Despite anti-corruption efforts, serious problems remain. In May 2013, former President Alfonso Portillo was extradited to the United States to face charges of using U.S. banks to launder millions of dollars allegedly embezzled while he was in office. Drug-trafficking and related violence are increasing. The judiciary is troubled by corruption, inefficiency, capacity shortages, and intimidation of judges, prosecutors, and witnesses.
The top individual income and corporate tax rates are 31 percent. Other taxes include a value-added tax (VAT) and a tax on real estate. The overall tax burden amounts to 11 percent of gross domestic income. Public expenditures are around 15 percent of the domestic economy. In 2006, the U.S. forgave 20 percent of Guatemala’s debt in exchange for protection of rain forests. Public debt now rests at around 25 percent of GDP.
Launching a business has become more streamlined and takes about 20 days and less than 10 procedures. The cost of obtaining necessary licenses remains about four times the level of average annual income. The labor market is inefficient, and much of the labor force is employed in the informal sector. Inflation has abated slightly. The state maintains few price controls but subsidizes numerous key economic activities and products.
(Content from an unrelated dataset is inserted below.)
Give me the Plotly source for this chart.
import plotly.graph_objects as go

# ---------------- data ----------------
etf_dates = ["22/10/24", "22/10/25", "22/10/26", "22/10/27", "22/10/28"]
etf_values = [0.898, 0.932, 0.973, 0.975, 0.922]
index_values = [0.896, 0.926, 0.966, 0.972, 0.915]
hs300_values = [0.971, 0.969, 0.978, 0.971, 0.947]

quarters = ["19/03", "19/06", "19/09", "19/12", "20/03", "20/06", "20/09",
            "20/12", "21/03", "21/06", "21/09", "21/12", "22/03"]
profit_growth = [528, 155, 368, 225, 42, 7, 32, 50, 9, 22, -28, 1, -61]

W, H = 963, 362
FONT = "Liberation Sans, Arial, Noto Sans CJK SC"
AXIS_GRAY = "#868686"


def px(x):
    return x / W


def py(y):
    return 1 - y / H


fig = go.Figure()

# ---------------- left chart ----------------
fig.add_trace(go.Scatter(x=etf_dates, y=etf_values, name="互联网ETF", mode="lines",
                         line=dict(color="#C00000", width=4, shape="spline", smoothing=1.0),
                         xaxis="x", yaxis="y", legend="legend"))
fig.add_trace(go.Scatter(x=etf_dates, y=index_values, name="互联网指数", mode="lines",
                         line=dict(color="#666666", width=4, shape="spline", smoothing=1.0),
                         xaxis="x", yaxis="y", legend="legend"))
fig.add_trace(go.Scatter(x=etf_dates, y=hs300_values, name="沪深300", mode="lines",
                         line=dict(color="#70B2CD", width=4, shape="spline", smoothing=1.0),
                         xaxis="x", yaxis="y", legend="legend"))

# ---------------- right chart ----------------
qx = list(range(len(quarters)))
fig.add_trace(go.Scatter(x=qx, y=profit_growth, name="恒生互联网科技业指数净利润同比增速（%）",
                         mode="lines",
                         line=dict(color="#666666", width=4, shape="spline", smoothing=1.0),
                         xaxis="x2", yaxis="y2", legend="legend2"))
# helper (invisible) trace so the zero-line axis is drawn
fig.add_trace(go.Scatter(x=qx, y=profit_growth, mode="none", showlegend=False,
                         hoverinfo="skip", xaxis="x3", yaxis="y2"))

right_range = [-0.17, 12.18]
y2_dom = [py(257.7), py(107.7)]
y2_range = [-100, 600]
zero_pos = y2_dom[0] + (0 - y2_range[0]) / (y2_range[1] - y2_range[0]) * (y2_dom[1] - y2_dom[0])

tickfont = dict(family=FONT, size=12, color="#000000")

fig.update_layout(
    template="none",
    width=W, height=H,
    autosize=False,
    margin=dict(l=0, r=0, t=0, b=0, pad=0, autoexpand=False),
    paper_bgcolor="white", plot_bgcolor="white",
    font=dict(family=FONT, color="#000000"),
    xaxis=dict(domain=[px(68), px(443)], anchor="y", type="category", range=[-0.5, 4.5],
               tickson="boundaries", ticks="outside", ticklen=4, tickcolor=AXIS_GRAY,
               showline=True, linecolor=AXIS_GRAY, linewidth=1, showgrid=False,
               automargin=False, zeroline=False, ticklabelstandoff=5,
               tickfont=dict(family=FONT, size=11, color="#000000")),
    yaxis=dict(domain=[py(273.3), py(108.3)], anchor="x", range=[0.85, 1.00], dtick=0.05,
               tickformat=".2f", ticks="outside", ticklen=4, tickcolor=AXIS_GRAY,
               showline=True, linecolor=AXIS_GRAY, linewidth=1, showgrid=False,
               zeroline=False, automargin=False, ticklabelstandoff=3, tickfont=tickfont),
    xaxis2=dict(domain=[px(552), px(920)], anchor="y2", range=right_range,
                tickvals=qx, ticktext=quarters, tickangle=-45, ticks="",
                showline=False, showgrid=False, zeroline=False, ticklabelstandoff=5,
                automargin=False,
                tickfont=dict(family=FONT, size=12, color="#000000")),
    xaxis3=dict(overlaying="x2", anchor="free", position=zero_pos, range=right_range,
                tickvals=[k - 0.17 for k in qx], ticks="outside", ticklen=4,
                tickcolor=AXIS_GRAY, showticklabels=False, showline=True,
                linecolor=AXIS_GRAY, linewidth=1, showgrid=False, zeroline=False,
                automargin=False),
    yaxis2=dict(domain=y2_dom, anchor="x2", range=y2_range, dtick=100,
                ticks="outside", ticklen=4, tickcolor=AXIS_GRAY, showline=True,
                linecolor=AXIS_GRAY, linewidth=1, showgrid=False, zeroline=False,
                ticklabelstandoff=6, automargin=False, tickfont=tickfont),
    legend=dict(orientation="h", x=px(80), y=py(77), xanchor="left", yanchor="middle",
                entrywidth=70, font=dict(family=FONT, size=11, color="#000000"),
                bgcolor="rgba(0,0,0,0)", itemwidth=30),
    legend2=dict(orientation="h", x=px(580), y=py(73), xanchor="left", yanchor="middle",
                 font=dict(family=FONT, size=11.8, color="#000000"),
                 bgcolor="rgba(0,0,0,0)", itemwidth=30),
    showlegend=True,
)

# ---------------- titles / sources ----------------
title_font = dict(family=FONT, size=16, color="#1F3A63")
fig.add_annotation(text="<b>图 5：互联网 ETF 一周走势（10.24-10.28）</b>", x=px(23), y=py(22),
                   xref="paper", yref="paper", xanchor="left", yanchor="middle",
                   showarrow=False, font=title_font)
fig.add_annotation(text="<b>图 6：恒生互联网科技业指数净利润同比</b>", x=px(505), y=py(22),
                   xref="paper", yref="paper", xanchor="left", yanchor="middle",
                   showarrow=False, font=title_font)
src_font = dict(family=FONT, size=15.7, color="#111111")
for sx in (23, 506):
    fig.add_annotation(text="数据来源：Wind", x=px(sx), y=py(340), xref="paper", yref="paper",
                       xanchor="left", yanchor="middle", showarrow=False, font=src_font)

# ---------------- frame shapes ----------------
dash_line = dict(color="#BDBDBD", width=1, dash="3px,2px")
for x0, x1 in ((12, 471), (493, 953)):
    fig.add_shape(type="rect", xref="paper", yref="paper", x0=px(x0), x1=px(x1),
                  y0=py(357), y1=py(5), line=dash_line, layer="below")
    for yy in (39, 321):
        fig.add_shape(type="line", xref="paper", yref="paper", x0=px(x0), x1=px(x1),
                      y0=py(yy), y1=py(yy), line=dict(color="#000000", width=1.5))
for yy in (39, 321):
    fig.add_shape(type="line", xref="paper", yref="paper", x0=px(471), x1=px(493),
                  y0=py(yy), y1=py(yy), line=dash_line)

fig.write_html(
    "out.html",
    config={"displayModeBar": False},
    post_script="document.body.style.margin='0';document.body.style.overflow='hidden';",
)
Guatemala’s average tariff rate is 2.3 percent. The regulatory and legal systems may be challenging for foreign investors to navigate. The small financial system, which has been reorganized in recent years, is dominated by banks. The banking sector remains relatively stable and well capitalized, and the number of non-performing loans is declining. A recently enacted insurance law opened the insurance market to foreign firms.